Sexualité.  La manipulation de la sexualité des femmes est un des moyens que la restructuration capitaliste utilise pour l’oppression des femmes. Ceci arrive de diverses façons. D’abord, les attaques contre les droits sexuels et de maternité comme discuté plus haut. En ce sens, de telles attaques peuvent être considérées non seulement comme un effet du changement économique mais préparent aussi la voie à d’autres restructurations en rendant les femmes plus vulnérables en termes sociaux et économiques. Deuxièmement, on peut trouver de nombreuses situations où l’entrée et le départ des femmes du marché du travail, comme les conditions de leur surexploitation, sont justifiées par l’image de leur sexualité. Ceci est, par exemple, très fréquent dans les usines où les femmes sont considérer comme “sans sexualité” et par conséquent “libres” d’être exploitées, ou au contraire demandent à être contrôlées strictement — y compris par l’organisation physique du lieu de travail utilisant la peur de violences sexuelles — pour garantir leur pureté sexuelle, et donc limitant leur autonomie et leur mobilité. Finalement, il y a des circonstances particulières — comme le développement du commerce sexuel en Europe, en Asie et en Amérique Latine, l’augmentation de la mortalité due à la dot en Inde, et des politiques de population discriminatoires comme à Singapour — dans lesquelles où la sexualité des femmes est contrôlée de façon à favoriser la stratégie économique d’hommes individuels ou du capital dans son ensemble.

Idéologie.  Les transformations idéologiques qui accompagnent l’intégration globale ont également un impact sur les femmes.
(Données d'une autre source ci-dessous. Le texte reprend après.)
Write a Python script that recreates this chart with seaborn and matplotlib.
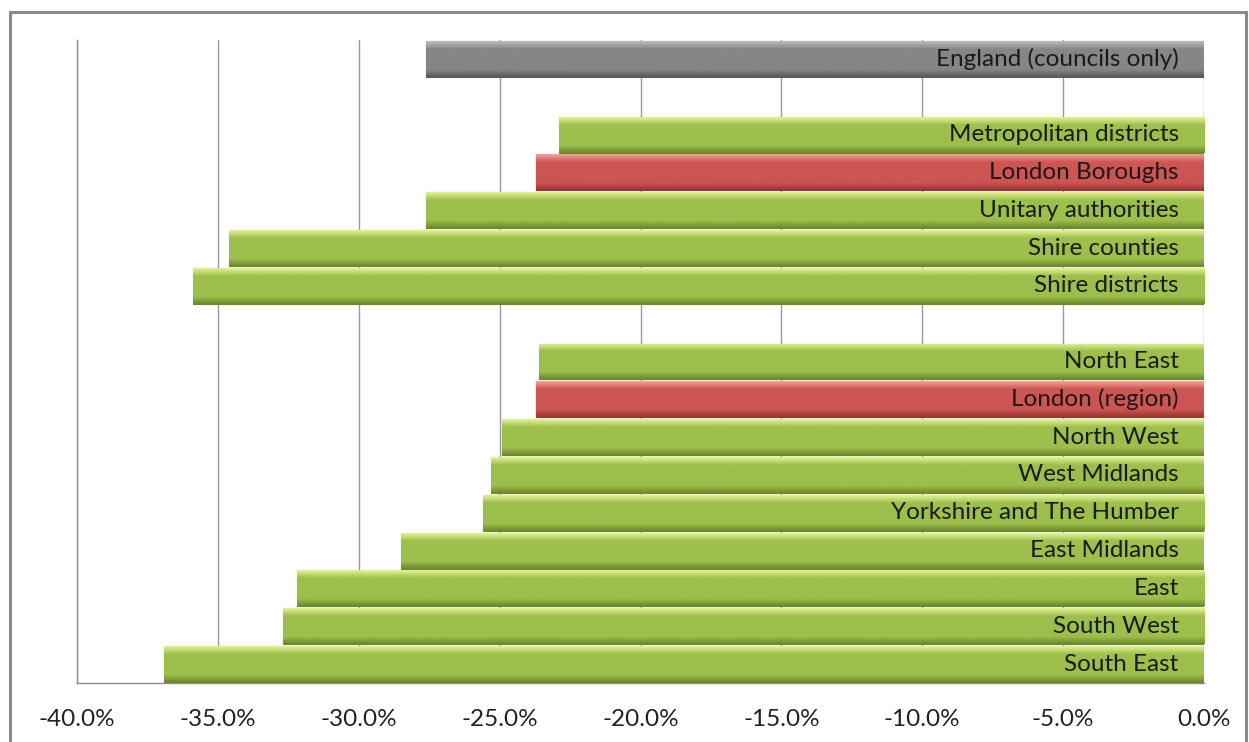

Ceci présente aussi différents aspects. Il y par exemple, la manipulation des images et des normes sexuelles discutées ci-dessus. Est important aussi la valorisation idéologique de l’individualisme et de la privatisation qui accompagne les changements récents dans les relations économiques. À cause du rôle traditionnel des femmes dans la famille, un tel développement idéologique les affecte différemment — et dépend aussi de leur collaboration souvent inconsciente aux changements culturels. Enfin, il y la possibilité que ALENA et l’Union européenne joueront un rôle de sape des aspirations à une lutte nationale progressive. Ceci à son tour pourrait avoir des implications spéciales pour les femmes, car c’est par de telles luttes que les revendications des femmes sont souvent émises et satisfaites. Par exemple, pour préparer l’implantation de ALENA, il y a déjà des pressions pour réviser l’histoire officielle de la Révolution mexicaine. De telles révisions serviraient à affaiblir la mémoire collective des acquis de cette révolution, y compris ceux d’une importance particulière pour les femmes comme les droits aux congés de maternité et soins de santé. La lutte en Irlande fournit un autre exemple, car l’affaiblissement de sa vigueur à cause de la nouvelle idéologie européenne peut aussi affaiblir la lutte pour l’émancipation féminine liée aux buts de la libération nationale.